:: DATA EXCERPT ::
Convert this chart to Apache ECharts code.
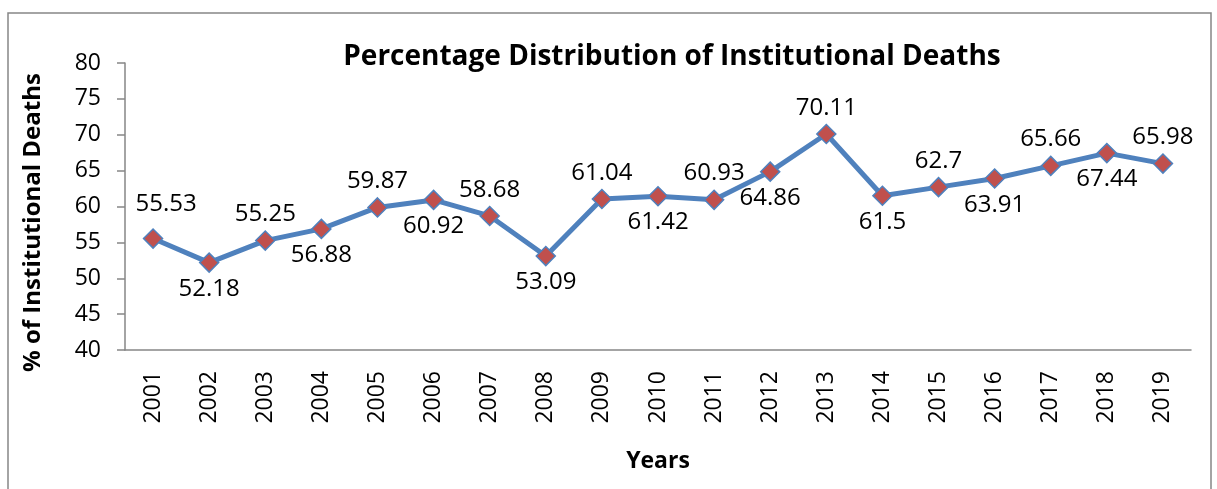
<!DOCTYPE html>
<html>
<head>
<meta charset="utf-8">
<script src="https://cdn.jsdelivr.net/npm/echarts@6/dist/echarts.min.js"></script>
<style>
  html, body { margin: 0; padding: 0; background: #fff; }
  #chart { width: 1217px; height: 489px; }
</style>
</head>
<body>
<div id="chart"></div>
<script>
// data
const years = ['2001', '2002', '2003', '2004', '2005', '2006', '2007', '2008', '2009', '2010',
  '2011', '2012', '2013', '2014', '2015', '2016', '2017', '2018', '2019'];
const deaths = [55.53, 52.18, 55.25, 56.88, 59.87, 60.92, 58.68, 53.09, 61.04, 61.42,
  60.93, 64.86, 70.11, 61.5, 62.7, 63.91, 65.66, 67.44, 65.98];
// labels alternate: above, below, above ...
const labelSide = ['top', 'bottom', 'top', 'bottom', 'top', 'bottom', 'top', 'bottom', 'top', 'bottom',
  'top', 'bottom', 'top', 'bottom', 'top', 'bottom', 'top', 'bottom', 'top'];

const font = '"Open Sans", sans-serif';

const getOption = () => {
    return {
        animation: false,
        graphic: [{
            type: 'rect',
            shape: { x: 8, y: 13, width: 1203, height: 500 },
            style: { fill: 'none', stroke: '#868686', lineWidth: 1.5 }
        }],
        title: {
            text: 'Percentage Distribution of Institutional Deaths',
            left: 667,
            top: 38,
            textAlign: 'center',
            textStyle: { fontFamily: font, fontSize: 28, fontWeight: 'bold', color: '#000' }
        },
        grid: { left: 125, right: 26, top: 63, bottom: 139 },
        xAxis: {
            type: 'category',
            data: years,
            name: 'Years',
            nameLocation: 'middle',
            nameGap: 100,
            nameTextStyle: { fontFamily: font, fontSize: 23, fontWeight: 'bold', color: '#000' },
            axisLine: { lineStyle: { color: '#868686', width: 1.5 } },
            axisTick: { length: 8, lineStyle: { color: '#868686', width: 1.5 } },
            axisLabel: { rotate: 90, margin: 21, fontFamily: font, fontSize: 23, color: '#000' }
        },
        yAxis: {
            type: 'value',
            min: 40,
            max: 80,
            interval: 5,
            name: '% of Institutional Deaths',
            nameLocation: 'middle',
            nameGap: 80,
            nameTextStyle: {
                fontFamily: font, fontSize: 24, fontWeight: 'bold', color: '#000',
                padding: [0, 32, 0, 0]
            },
            splitLine: { show: false },
            axisLine: { show: true, lineStyle: { color: '#868686', width: 1.5 } },
            axisTick: { show: true, length: 8, lineStyle: { color: '#868686', width: 1.5 } },
            axisLabel: { margin: 24, fontFamily: font, fontSize: 23, color: '#000' }
        },
        series: [{
            type: 'line',
            data: deaths.map((v, i) => ({
                value: v,
                label: { position: labelSide[i], offset: i === 0 ? [13, -8] : [0, 0] }
            })),
            symbol: 'diamond',
            symbolSize: 19,
            lineStyle: { color: '#4F81BD', width: 5 },
            itemStyle: { color: '#C0504D', borderColor: '#4F81BD', borderWidth: 1.5 },
            label: {
                show: true,
                distance: 4,
                fontFamily: font,
                fontSize: 24,
                color: '#000'
            }
        }]
    };
};

const chart = echarts.init(document.getElementById('chart'));
chart.setOption(getOption());
</script>
</body>
</html>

:: DIRECTIVE ::
Reproduce the data verbatim. Do not carry any picture into the copy.

:: PROBLEM SOLUTION ::
Convert this chart to Apache ECharts code.
<!DOCTYPE html>
<html>
<head>
<meta charset="utf-8">
<script src="https://cdn.jsdelivr.net/npm/echarts@6/dist/echarts.min.js"></script>
<style>
  html, body { margin: 0; padding: 0; background: #fff; }
  #chart { width: 1217px; height: 489px; }
</style>
</head>
<body>
<div id="chart"></div>
<script>
// data
const years = ['2001', '2002', '2003', '2004', '2005', '2006', '2007', '2008', '2009', '2010',
  '2011', '2012', '2013', '2014', '2015', '2016', '2017', '2018', '2019'];
const deaths = [55.53, 52.18, 55.25, 56.88, 59.87, 60.92, 58.68, 53.09, 61.04, 61.42,
  60.93, 64.86, 70.11, 61.5, 62.7, 63.91, 65.66, 67.44, 65.98];
// labels alternate: above, below, above ...
const labelSide = ['top', 'bottom', 'top', 'bottom', 'top', 'bottom', 'top', 'bottom', 'top', 'bottom',
  'top', 'bottom', 'top', 'bottom', 'top', 'bottom', 'top', 'bottom', 'top'];

const font = '"Open Sans", sans-serif';

const getOption = () => {
    return {
        animation: false,
        graphic: [{
            type: 'rect',
            shape: { x: 8, y: 13, width: 1203, height: 500 },
            style: { fill: 'none', stroke: '#868686', lineWidth: 1.5 }
        }],
        title: {
            text: 'Percentage Distribution of Institutional Deaths',
            left: 667,
            top: 38,
            textAlign: 'center',
            textStyle: { fontFamily: font, fontSize: 28, fontWeight: 'bold', color: '#000' }
        },
        grid: { left: 125, right: 26, top: 63, bottom: 139 },
        xAxis: {
            type: 'category',
            data: years,
            name: 'Years',
            nameLocation: 'middle',
            nameGap: 100,
            nameTextStyle: { fontFamily: font, fontSize: 23, fontWeight: 'bold', color: '#000' },
            axisLine: { lineStyle: { color: '#868686', width: 1.5 } },
            axisTick: { length: 8, lineStyle: { color: '#868686', width: 1.5 } },
            axisLabel: { rotate: 90, margin: 21, fontFamily: font, fontSize: 23, color: '#000' }
        },
        yAxis: {
            type: 'value',
            min: 40,
            max: 80,
            interval: 5,
            name: '% of Institutional Deaths',
            nameLocation: 'middle',
            nameGap: 80,
            nameTextStyle: {
                fontFamily: font, fontSize: 24, fontWeight: 'bold', color: '#000',
                padding: [0, 32, 0, 0]
            },
            splitLine: { show: false },
            axisLine: { show: true, lineStyle: { color: '#868686', width: 1.5 } },
            axisTick: { show: true, length: 8, lineStyle: { color: '#868686', width: 1.5 } },
            axisLabel: { margin: 24, fontFamily: font, fontSize: 23, color: '#000' }
        },
        series: [{
            type: 'line',
            data: deaths.map((v, i) => ({
                value: v,
                label: { position: labelSide[i], offset: i === 0 ? [13, -8] : [0, 0] }
            })),
            symbol: 'diamond',
            symbolSize: 19,
            lineStyle: { color: '#4F81BD', width: 5 },
            itemStyle: { color: '#C0504D', borderColor: '#4F81BD', borderWidth: 1.5 },
            label: {
                show: true,
                distance: 4,
                fontFamily: font,
                fontSize: 24,
                color: '#000'
            }
        }]
    };
};

const chart = echarts.init(document.getElementById('chart'));
chart.setOption(getOption());
</script>
</body>
</html>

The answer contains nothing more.